## Begin Available data

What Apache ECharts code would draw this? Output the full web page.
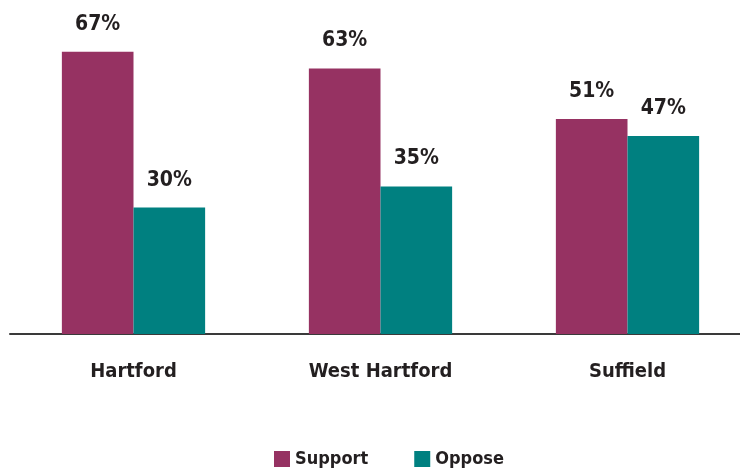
<!DOCTYPE html>
<html><head><meta charset="utf-8">
<script src="https://cdn.jsdelivr.net/npm/echarts@6/dist/echarts.min.js"></script>
<style>html,body{margin:0;padding:0;background:#fff}#c{width:740px;height:474px}</style>
</head><body><div id="c"></div>
<script>
const categories = ['Hartford', 'West Hartford', 'Suffield'];
const support = [67, 63, 51];
const oppose = [30, 35, 47];
const seriesNames = ['Support', 'Oppose'];

const FONT = '"DejaVu Sans Condensed", "Liberation Sans Narrow", sans-serif';
const chart = echarts.init(document.getElementById('c'), null, {renderer: 'canvas'});
const labelCfg = {
  show: true, position: 'top', distance: 17,
  formatter: p => p.value + '%',
  color: '#231f20', fontFamily: FONT, fontSize: 21, fontWeight: 'bold'
};
chart.setOption({
  animation: false,
  backgroundColor: '#fff',
  grid: {left: 10, width: 741, top: 39, bottom: 140, outerBoundsMode: 'none', containLabel: false},
  legend: {
    data: seriesNames, bottom: 1, left: 269, itemGap: 46,
    itemWidth: 16, itemHeight: 16, icon: 'rect',
    textStyle: {fontFamily: FONT, fontSize: 18, fontWeight: 'bold', color: '#231f20'}
  },
  xAxis: {
    type: 'category', data: categories,
    axisLine: {lineStyle: {color: '#3a3a3a', width: 2}},
    axisTick: {show: false},
    axisLabel: {fontFamily: FONT, fontSize: 20, fontWeight: 'bold', color: '#231f20', margin: 28}
  },
  yAxis: {type: 'value', min: 0, max: 70, show: false, splitLine: {show: false}},
  series: [
    {name: seriesNames[0], type: 'bar', data: support, barGap: '0%', barCategoryGap: '42%',
     itemStyle: {color: '#963262'}, label: labelCfg},
    {name: seriesNames[1], type: 'bar', data: oppose,
     itemStyle: {color: '#008080'}, label: labelCfg}
  ]
});
</script></body></html>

## End Available data

*Problem to solve*. Using the data above, write out every line exactly, leaving the images behind.

*The result*.
What Apache ECharts code would draw this? Output the full web page.
<!DOCTYPE html>
<html><head><meta charset="utf-8">
<script src="https://cdn.jsdelivr.net/npm/echarts@6/dist/echarts.min.js"></script>
<style>html,body{margin:0;padding:0;background:#fff}#c{width:740px;height:474px}</style>
</head><body><div id="c"></div>
<script>
const categories = ['Hartford', 'West Hartford', 'Suffield'];
const support = [67, 63, 51];
const oppose = [30, 35, 47];
const seriesNames = ['Support', 'Oppose'];

const FONT = '"DejaVu Sans Condensed", "Liberation Sans Narrow", sans-serif';
const chart = echarts.init(document.getElementById('c'), null, {renderer: 'canvas'});
const labelCfg = {
  show: true, position: 'top', distance: 17,
  formatter: p => p.value + '%',
  color: '#231f20', fontFamily: FONT, fontSize: 21, fontWeight: 'bold'
};
chart.setOption({
  animation: false,
  backgroundColor: '#fff',
  grid: {left: 10, width: 741, top: 39, bottom: 140, outerBoundsMode: 'none', containLabel: false},
  legend: {
    data: seriesNames, bottom: 1, left: 269, itemGap: 46,
    itemWidth: 16, itemHeight: 16, icon: 'rect',
    textStyle: {fontFamily: FONT, fontSize: 18, fontWeight: 'bold', color: '#231f20'}
  },
  xAxis: {
    type: 'category', data: categories,
    axisLine: {lineStyle: {color: '#3a3a3a', width: 2}},
    axisTick: {show: false},
    axisLabel: {fontFamily: FONT, fontSize: 20, fontWeight: 'bold', color: '#231f20', margin: 28}
  },
  yAxis: {type: 'value', min: 0, max: 70, show: false, splitLine: {show: false}},
  series: [
    {name: seriesNames[0], type: 'bar', data: support, barGap: '0%', barCategoryGap: '42%',
     itemStyle: {color: '#963262'}, label: labelCfg},
    {name: seriesNames[1], type: 'bar', data: oppose,
     itemStyle: {color: '#008080'}, label: labelCfg}
  ]
});
</script></body></html>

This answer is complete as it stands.